I cannot tell you what to do in your transaction. I am not your lawyer. The right move depends on the vehicle, the seller, the price, and the law of your state. What I can describe is the general pattern:

  1. Run a history report and read it before you visit the lot.
  2. Read the title with your own eyes.
  3. Get a pre-purchase inspection by a mechanic of your choosing.
  4. Ask the seller to put material representations in writing.
  5. Take a beat before signing. The right car will still be there tomorrow.
  6. If something does not add up, walk. There is always another car.

Common mistakes I see

  • Trusting a clean title at face value. Title-washing is real. The history report is the check.
  • Skipping the pre-purchase inspection. A two-hundred-dollar inspection often saves five thousand dollars.
  • Treating as-is as a complete defense the dealer can hide behind. It is not always.
  • Letting the dealer's verbal assurances replace written ones. Verbal promises are hard to enforce. Written ones are not.
  • Walking away after one bad experience and absorbing the loss. The fee-shifting structure of most consumer-protection statutes means many of these cases recover for the consumer at no upfront cost.
  • Taking too long to act. Some statutes have notice deadlines and short limitations periods.
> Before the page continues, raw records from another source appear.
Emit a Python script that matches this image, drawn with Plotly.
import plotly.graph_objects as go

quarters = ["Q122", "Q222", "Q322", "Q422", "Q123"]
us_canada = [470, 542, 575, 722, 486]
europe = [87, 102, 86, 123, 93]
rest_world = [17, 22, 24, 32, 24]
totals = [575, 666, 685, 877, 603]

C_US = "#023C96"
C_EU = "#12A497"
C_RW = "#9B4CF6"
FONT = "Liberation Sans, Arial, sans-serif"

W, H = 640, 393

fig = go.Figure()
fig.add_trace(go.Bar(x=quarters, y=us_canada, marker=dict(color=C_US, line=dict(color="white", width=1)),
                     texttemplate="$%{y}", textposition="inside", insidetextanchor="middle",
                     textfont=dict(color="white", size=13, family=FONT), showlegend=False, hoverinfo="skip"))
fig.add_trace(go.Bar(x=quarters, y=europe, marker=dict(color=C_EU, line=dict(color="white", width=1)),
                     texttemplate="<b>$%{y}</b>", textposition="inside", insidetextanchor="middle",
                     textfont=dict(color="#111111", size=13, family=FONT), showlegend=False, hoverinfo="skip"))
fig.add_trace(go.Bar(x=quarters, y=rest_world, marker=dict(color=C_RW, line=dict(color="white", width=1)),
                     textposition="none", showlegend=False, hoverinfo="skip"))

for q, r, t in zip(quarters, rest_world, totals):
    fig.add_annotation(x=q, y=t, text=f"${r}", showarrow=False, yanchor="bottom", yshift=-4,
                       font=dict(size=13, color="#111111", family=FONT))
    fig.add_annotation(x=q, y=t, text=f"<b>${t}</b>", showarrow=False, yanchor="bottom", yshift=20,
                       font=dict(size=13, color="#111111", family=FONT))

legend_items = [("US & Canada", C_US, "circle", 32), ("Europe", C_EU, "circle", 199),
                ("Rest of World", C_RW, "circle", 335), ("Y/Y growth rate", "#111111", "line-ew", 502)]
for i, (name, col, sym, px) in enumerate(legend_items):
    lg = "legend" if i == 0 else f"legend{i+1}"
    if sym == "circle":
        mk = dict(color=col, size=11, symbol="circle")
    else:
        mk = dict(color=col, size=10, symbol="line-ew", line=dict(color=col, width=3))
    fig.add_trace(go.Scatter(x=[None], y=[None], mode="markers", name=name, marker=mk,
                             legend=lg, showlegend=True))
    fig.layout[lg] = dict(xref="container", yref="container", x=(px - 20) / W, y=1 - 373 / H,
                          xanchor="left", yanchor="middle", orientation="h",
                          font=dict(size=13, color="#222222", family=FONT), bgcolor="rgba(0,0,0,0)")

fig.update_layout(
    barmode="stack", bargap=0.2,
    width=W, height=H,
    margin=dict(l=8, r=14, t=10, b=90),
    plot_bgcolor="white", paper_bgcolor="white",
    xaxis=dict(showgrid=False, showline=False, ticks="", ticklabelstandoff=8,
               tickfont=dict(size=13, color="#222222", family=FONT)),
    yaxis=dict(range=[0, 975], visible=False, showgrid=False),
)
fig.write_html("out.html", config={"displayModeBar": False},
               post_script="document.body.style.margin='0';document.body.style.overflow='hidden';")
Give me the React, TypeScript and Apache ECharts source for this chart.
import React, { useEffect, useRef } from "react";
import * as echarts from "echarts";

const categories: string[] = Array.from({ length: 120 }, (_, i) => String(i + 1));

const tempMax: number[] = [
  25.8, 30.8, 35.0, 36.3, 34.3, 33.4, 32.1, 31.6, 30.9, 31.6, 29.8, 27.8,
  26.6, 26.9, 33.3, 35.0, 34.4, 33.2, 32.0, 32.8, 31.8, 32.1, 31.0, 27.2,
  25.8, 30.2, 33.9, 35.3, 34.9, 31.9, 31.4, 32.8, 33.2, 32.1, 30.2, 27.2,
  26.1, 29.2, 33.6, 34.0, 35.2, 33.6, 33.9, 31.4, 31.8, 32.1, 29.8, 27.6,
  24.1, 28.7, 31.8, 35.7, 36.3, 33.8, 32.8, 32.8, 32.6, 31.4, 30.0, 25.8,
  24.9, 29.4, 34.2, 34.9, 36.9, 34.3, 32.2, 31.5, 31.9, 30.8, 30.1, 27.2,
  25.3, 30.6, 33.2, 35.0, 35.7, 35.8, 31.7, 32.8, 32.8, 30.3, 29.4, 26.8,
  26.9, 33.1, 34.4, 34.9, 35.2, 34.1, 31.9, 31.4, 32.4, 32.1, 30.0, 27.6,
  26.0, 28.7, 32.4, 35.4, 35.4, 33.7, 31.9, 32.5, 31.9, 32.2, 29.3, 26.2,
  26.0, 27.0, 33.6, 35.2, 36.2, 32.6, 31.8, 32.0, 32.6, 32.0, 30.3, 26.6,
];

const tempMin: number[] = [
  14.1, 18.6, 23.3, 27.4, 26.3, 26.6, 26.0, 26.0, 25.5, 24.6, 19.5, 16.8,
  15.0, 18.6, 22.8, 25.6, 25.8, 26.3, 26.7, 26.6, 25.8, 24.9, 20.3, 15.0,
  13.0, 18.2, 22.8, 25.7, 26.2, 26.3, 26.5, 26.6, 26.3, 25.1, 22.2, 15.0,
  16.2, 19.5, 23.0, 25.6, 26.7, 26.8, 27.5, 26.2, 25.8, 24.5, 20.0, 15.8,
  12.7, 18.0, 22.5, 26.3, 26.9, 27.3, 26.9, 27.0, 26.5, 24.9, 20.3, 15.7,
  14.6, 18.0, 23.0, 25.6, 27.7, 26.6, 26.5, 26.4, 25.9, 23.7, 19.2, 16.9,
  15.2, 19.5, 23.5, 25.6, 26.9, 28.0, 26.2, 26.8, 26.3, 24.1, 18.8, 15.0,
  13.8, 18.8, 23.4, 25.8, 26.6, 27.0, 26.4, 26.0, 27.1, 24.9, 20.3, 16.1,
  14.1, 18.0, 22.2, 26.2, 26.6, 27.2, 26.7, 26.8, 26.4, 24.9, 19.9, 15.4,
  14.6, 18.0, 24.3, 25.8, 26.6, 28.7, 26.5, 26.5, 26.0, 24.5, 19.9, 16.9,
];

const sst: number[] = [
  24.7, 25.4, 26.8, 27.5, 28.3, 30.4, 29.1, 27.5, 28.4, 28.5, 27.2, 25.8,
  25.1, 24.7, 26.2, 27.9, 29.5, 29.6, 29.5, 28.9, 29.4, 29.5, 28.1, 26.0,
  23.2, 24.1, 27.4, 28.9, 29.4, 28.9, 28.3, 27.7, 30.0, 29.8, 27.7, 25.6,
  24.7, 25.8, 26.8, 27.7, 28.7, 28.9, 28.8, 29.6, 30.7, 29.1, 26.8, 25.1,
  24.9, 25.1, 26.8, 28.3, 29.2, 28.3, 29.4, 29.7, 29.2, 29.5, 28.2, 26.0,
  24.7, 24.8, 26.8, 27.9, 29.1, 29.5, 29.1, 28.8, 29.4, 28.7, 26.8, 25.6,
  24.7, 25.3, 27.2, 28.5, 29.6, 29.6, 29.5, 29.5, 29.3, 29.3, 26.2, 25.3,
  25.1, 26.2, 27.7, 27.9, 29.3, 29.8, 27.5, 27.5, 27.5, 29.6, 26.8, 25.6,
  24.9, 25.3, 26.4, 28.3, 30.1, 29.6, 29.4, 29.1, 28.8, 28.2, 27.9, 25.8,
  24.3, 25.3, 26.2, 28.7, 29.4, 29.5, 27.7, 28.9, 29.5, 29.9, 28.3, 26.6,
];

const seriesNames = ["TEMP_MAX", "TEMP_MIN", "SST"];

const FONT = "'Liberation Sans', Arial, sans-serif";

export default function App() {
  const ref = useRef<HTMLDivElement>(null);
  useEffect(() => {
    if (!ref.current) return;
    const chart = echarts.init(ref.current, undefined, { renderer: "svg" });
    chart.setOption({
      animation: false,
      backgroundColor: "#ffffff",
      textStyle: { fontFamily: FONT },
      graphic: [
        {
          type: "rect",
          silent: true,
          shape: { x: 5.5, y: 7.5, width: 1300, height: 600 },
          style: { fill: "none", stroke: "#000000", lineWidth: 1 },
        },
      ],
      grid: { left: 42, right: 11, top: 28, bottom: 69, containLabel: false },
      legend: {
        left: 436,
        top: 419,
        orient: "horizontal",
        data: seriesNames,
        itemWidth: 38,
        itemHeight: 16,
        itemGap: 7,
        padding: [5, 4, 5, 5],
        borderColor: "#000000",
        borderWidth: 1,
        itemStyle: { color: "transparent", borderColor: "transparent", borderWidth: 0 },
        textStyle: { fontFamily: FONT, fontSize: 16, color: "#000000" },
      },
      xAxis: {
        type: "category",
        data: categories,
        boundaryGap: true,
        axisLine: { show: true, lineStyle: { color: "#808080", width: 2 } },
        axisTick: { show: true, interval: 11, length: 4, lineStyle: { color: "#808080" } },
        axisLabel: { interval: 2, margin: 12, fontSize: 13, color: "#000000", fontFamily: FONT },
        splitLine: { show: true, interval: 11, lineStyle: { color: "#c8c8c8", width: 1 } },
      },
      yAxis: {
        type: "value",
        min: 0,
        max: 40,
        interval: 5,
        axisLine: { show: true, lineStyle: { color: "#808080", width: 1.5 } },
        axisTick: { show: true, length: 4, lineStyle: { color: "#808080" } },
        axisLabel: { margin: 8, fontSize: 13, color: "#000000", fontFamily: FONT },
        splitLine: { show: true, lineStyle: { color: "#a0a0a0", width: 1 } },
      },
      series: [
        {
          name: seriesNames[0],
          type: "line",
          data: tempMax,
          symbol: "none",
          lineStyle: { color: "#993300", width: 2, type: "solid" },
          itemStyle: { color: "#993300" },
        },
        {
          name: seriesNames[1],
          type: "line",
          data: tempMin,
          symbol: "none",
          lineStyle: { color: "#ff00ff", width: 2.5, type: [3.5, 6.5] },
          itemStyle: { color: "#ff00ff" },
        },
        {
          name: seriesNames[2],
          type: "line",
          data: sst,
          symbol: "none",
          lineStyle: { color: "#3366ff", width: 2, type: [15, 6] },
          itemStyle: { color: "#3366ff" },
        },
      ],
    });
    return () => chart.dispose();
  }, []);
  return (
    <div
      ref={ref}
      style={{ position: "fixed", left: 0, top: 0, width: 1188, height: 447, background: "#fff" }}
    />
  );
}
Frequently asked questions

Is the federal odometer statute strong?

Yes. It allows treble damages and attorney's fees, and rollback can be both civil and criminal. State law often adds more.

Does an as-is clause kill all my claims?

No. As-is is generally a defense to implied warranty claims, but is not always a defense to fraud, misrepresentation, or claims under federal statutes like the odometer act. The strength of an as-is defense depends on the law of your state and the facts.

Do lemon laws cover used cars?

Some states extend lemon-law coverage to used vehicles in limited circumstances. Most lemon laws were written for new vehicles. Check your state.

What is a manufacturer buyback?

A vehicle the manufacturer repurchased, usually under a state lemon law or settlement, after a defect that could not be fixed. State laws generally require this status to follow the title and be disclosed on resale.

How can I check if my car was in a flood?

Pull a vehicle history report and look for flood-state title transfers, the right months, and the brand on prior titles. Inspect the spare-tire well, seat rails, headlights, and seatbelt webbing for rust or water lines. A specialist mechanic can find more.

Can I sue a private seller, or only a dealer?

You can sue a private seller for fraud or misrepresentation. The consumer-protection statutes that target deceptive trade practices often only reach commercial sellers, but the common-law fraud claim reaches both. The remedy structure differs.

Is this legal advice?

No. This is general educational information about used-vehicle fraud patterns and the legal frameworks that respond to them. It is not legal advice and not a substitute for an attorney licensed in your state who has reviewed your facts.

Educational only. Not legal advice.

I am a Florida trial lawyer, licensed only in Florida. I am not licensed in any other state, U.S. territory, or foreign jurisdiction. Reading this article does not create an attorney-client, fiduciary, or advisory relationship. Used-car laws, lemon laws, and consumer-protection statutes vary by state. Verify every rule, deadline, and remedy against the law where you live. If you have a problem like the one described above, the strongest protection is a consumer-protection attorney licensed in your state. Many consumer-protection statutes include fee-shifting and damages multipliers, which often makes representation affordable.